En 2012, peu de temps après son arrivée au pouvoir, Alassane Ouattara s’était laissé convaincre de la pertinence de restructurer le fonctionnement desdites caisses. Qu’il en fut inspiré ! Non seulement les caisses sont aujourd’hui en parfaite santé, mais elles ont, depuis, revalorisé régulièrement les prestations, lancé la retraite complémentaire et un régime pour les travailleurs indépendants, et s’attèlent désormais à créer de nouvelles branches comme la retraite logement.

Incertitudes au Niger et au Burkina, chaos au Congo

Au Niger, où la CNSS était l’un des organismes de protection sociale les mieux gérés d’Afrique francophone jusqu’au renversement du président Mohamed Bazoum le 26 juillet, les putschistes ont opté pour la tabula rasa, destituant l’ensemble des responsables dans les jours qui suivirent la prise du pouvoir. Vont-ils rapidement reprendre les grands chantiers de la Caisse laissés en plan, en en confiant la charge à des dirigeants responsables et en poste durablement?

Au Burkina Faso, où la Carfo (Caisse autonome de retraite des fonctionnaires) faisait également la fierté de ses cotisants avant les putschs de 2022, les autorités de la transition accueillent depuis le début du mois de septembre à Ouagadougou une mission du cabinet français Finactu (Africa Business+ du 01/09/23) qui vise justement à en améliorer encore le fonctionnement. La liste est longue des juridictions africaines qui veillent comme le lait sur le feu au bon fonctionnement de leurs régimes sociaux.

Au Congo-Brazzaville, en revanche, la CNSS et la CREF se trouvent dans une situation catastrophique : les retraités n’ont pas touché leur pension depuis deux ans, un dossier qui mériterait de s’y pencher davantage, diront certains…

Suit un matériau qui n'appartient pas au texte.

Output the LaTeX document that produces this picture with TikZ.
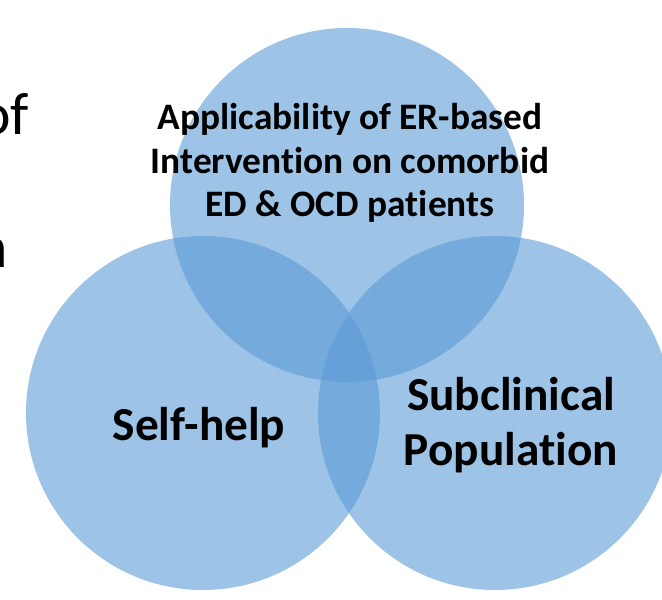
\documentclass[tikz,border=0pt]{standalone}
\usepackage{fontspec}
\setmainfont{Carlito}[Ligatures=NoCommon]
\definecolor{vennblue}{HTML}{5B9BD5}
\begin{document}
\begin{tikzpicture}[x=1bp,y=1bp,
  venn/.style={fill=vennblue,fill opacity=0.6,draw=none},
  lbl/.style={inner sep=0pt,align=center,text=black},
  slidetext/.style={inner sep=0pt,text=black}]
  \useasboundingbox (0,0) rectangle (662,600);
  % three overlapping sets
  \fill[venn] (347,395) circle (177);
  \fill[venn] (203,187) circle (177);
  \fill[venn] (495,187) circle (177);
  % set labels
  \node[lbl,font=\fontsize{37.5}{44}\selectfont\bfseries] (top) at (350,437)
    {Applicability of ER-based\\Intervention on comorbid\\ED \& OCD patients};
  \node[lbl,font=\fontsize{47.5}{55}\selectfont\bfseries] (left) at (199,172) {Self-help};
  \node[lbl,font=\fontsize{47.5}{55}\selectfont\bfseries] (right) at (511,175)
    {Subclinical\\Population};
  % slide text running in from the left edge
  \node[slidetext,anchor=base east,font=\fontsize{60}{72}\selectfont] (of) at (29,465) {of};
  \node[slidetext,anchor=base east,font=\fontsize{60}{72}\selectfont] (n) at (8,332) {n};
\end{tikzpicture}
\end{document}
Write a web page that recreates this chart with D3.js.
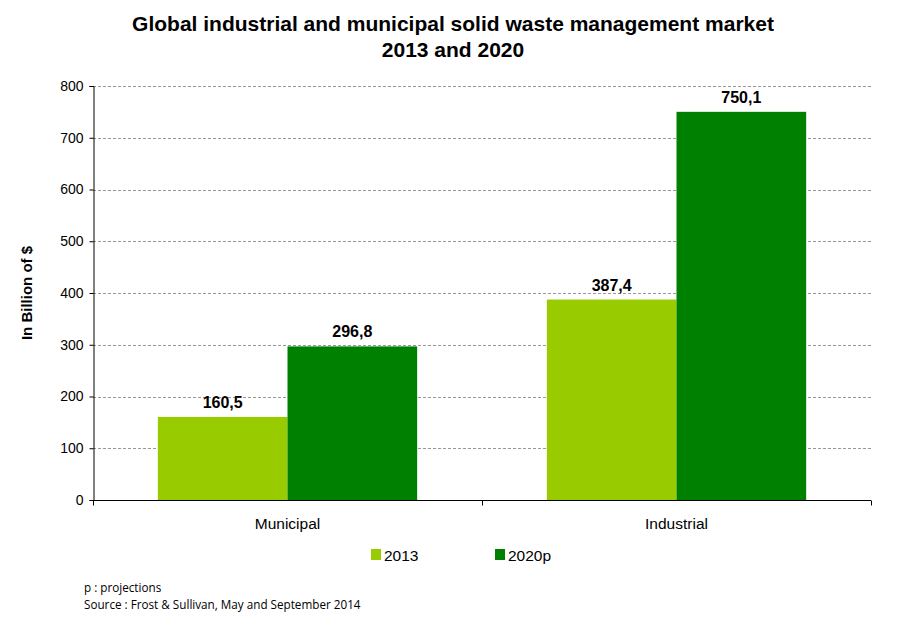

Les prestations sociales, garantes de la stabilité politique

Car la protection sociale, socle du bien-être des populations, tous les gouvernements africains y viennent, ce n’est qu’une question de temps, a fortiori avec le retour des échéances électorales, organisées de manière libre et transparente.

Hier parent pauvre des politiques publiques, la défense des droits à la santé et à la retraite est devenue, en cette période de coups d’État, la priorité des nouveaux maîtres des palais présidentiels. Lesquels ont bien compris que la bonne tenue et la régularité du versement des prestations sociales constituait le meilleur moyen d’obtenir la stabilité politique et la paix sociale.